Crisis Económicas y Decadencia del Sistema
La economía romana enfrentó varias crisis graves que contribuyeron al declive imperial, revelando las debilidades estructurales del sistema. La crisis del siglo III (235-284 d.C.) fue particularmente devastadora: invasiones bárbaras, guerras civiles y epidemias interrumpieron el comercio y la producción agrícola. La moneda se devaluó hasta casi desaparecer como medio útil de intercambio, forzando un retorno parcial al trueque y los pagos en especie. El sistema fiscal se volvió opresivo, con impuestos extraordinarios (indictiones) que arruinaban a los curiales (clase media municipal responsable de recaudar impuestos).
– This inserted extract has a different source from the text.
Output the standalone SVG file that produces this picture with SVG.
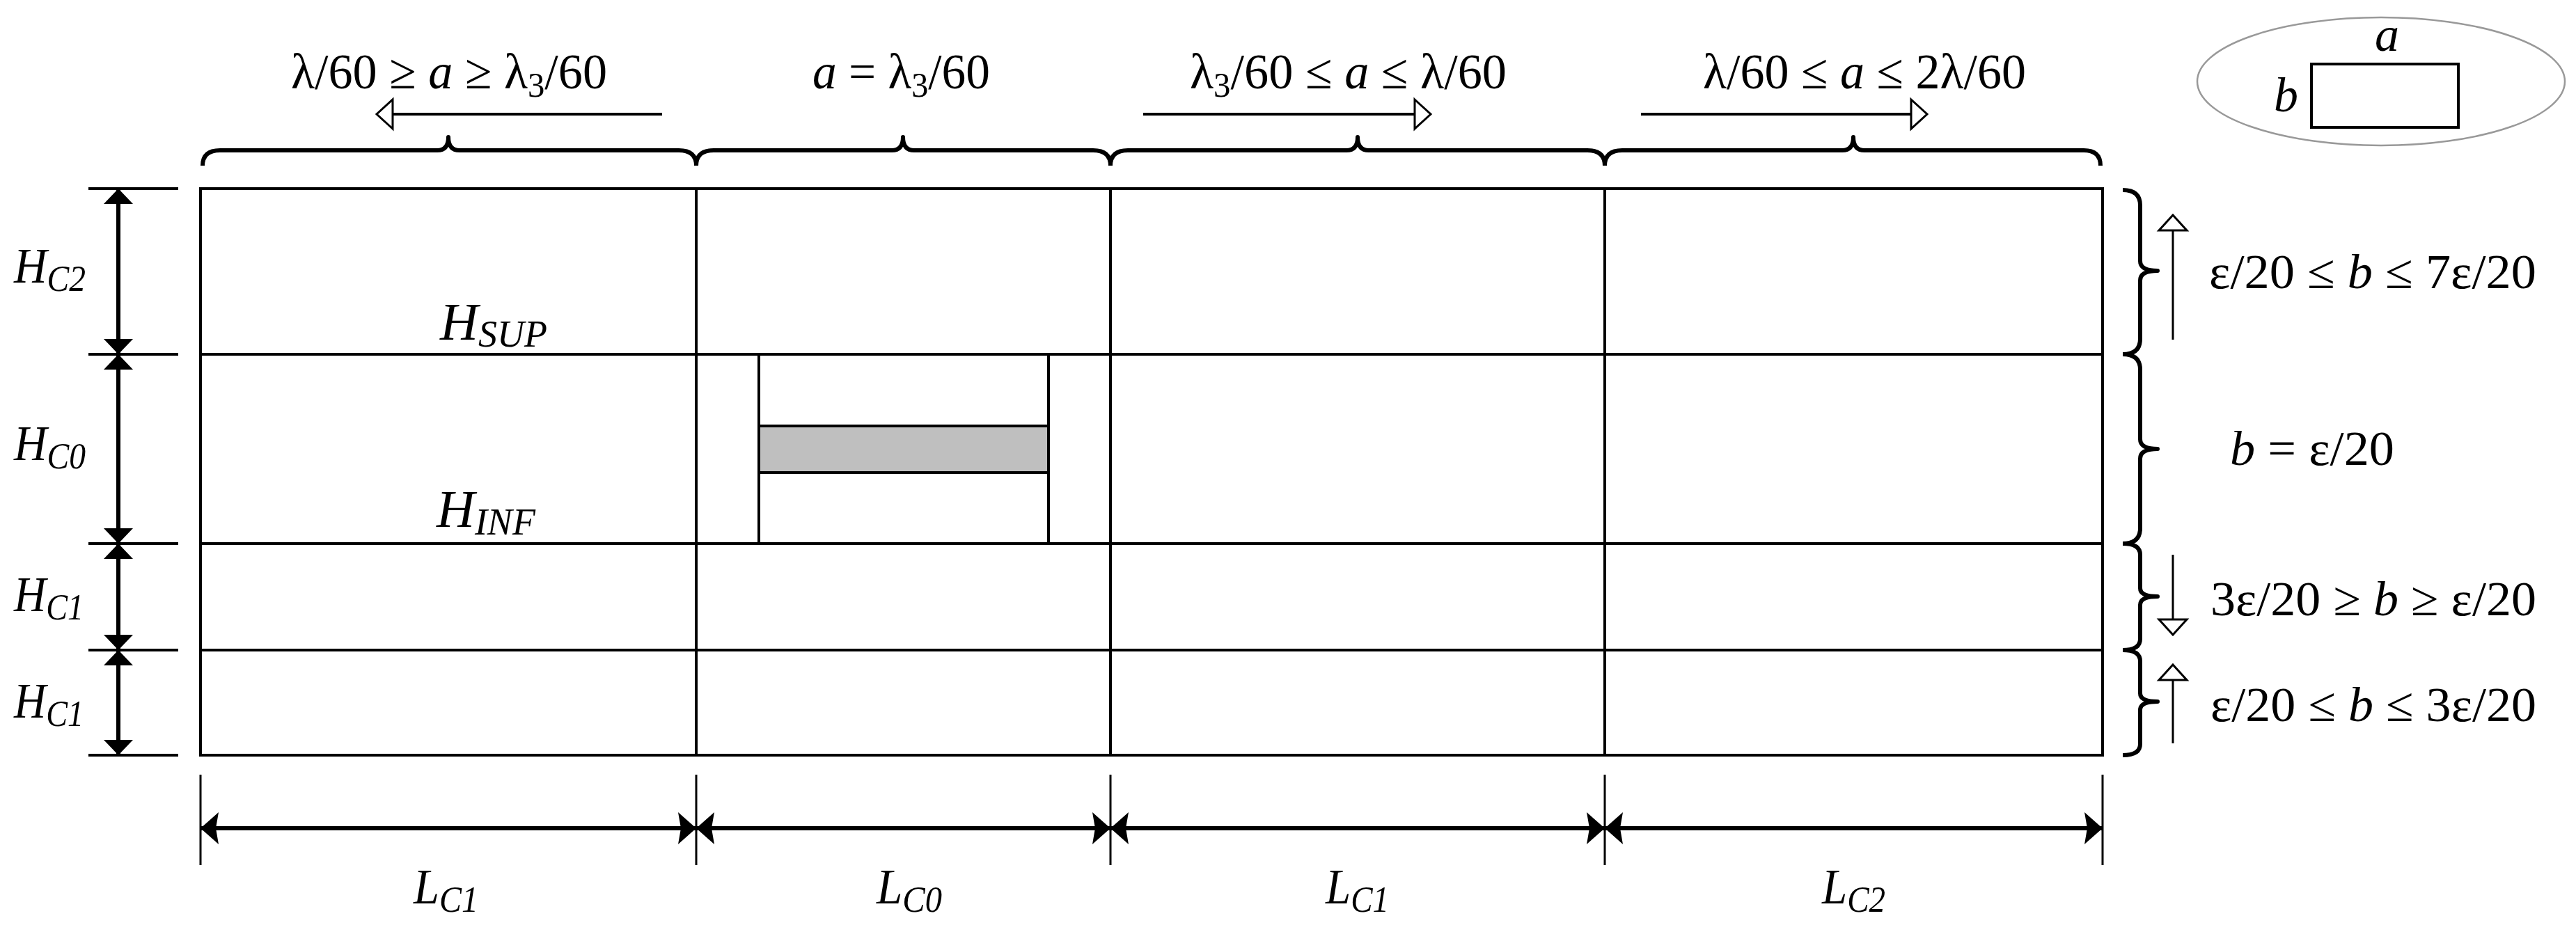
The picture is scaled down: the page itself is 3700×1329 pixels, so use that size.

Las reformas de Diocleciano y Constantino intentaron estabilizar la situación: el Edicto de Precios (aunque fracasado) mostraba la preocupación estatal por la inflación; el solidus de oro proporcionó una moneda estable; y la vinculación hereditaria de oficios (como panaderos y transportistas) aseguraba servicios esenciales. Sin embargo, estas medidas también rigidizaron la sociedad, reduciendo la movilidad social y económica. En Occidente, las invasiones del siglo V terminaron por colapsar el sistema monetario y las redes comerciales a larga distancia, acelerando la ruralización y feudalización de la economía.
En Oriente, el Imperio Bizantino mantuvo una economía más monetizada y urbana, especialmente gracias al control de las rutas comerciales mediterráneas. La pérdida de las provincias más ricas (Egipto, Siria) ante los árabes en el siglo VII marcó sin embargo el fin definitivo del sistema económico romano clásico. Estas crisis ofrecen lecciones sobre los peligros de la sobrexpanción fiscal, la dependencia de la esclavitud y la falta de innovación tecnológica – problemas que, en formas distintas, siguen siendo relevantes para las economías modernas.
Legado de la Economía Romana: Del Mediterráneo a la Globalización
La economía romana dejó un legado perdurable que trasciende su colapso final. Las rutas comerciales que Roma estableció o consolidó (como la Ruta de la Seda o las vías marítimas del Índico) siguieron siendo vitales durante siglos. El derecho romano, con sus conceptos de propiedad, contrato y responsabilidad civil, formó la base de los sistemas legales que regulan las economías modernas. Términos económicos como “capital” (de caput, cabeza de ganado como medida de riqueza), “salario” (de sal, parte de la paga militar) y “pecuniario” (de pecus, ganado) revelan raíces romanas.
Más profundamente, la idea romana de un espacio económico unificado (el Mediterráneo como “Mare Nostrum”) con reglas comunes e infraestructuras compartidas anticipó los mercados comunes modernos. La tensión entre la intervención estatal (annona, edictos de precios) y la iniciativa privada (negotiatores, collegia) en la economía romana prefiguró debates contemporáneos sobre el papel del gobierno en los mercados. Incluso los fracasos romanos, como su incapacidad para desarrollar tecnologías que aumentaran la productividad en lugar de depender de la expansión territorial, ofrecen lecciones para el desarrollo económico sostenible.
Como escribió el historiador económico Moses Finley, la economía romana fue “la más exitosa de la antigüedad” precisamente porque integró regiones diversas en un sistema relativamente estable durante siglos. Su estudio nos recuerda que los sistemas económicos son construcciones humanas frágiles, que dependen tanto de instituciones y valores compartidos como de recursos materiales – una lección tan relevante hoy como en los tiempos de Augusto o Diocleciano.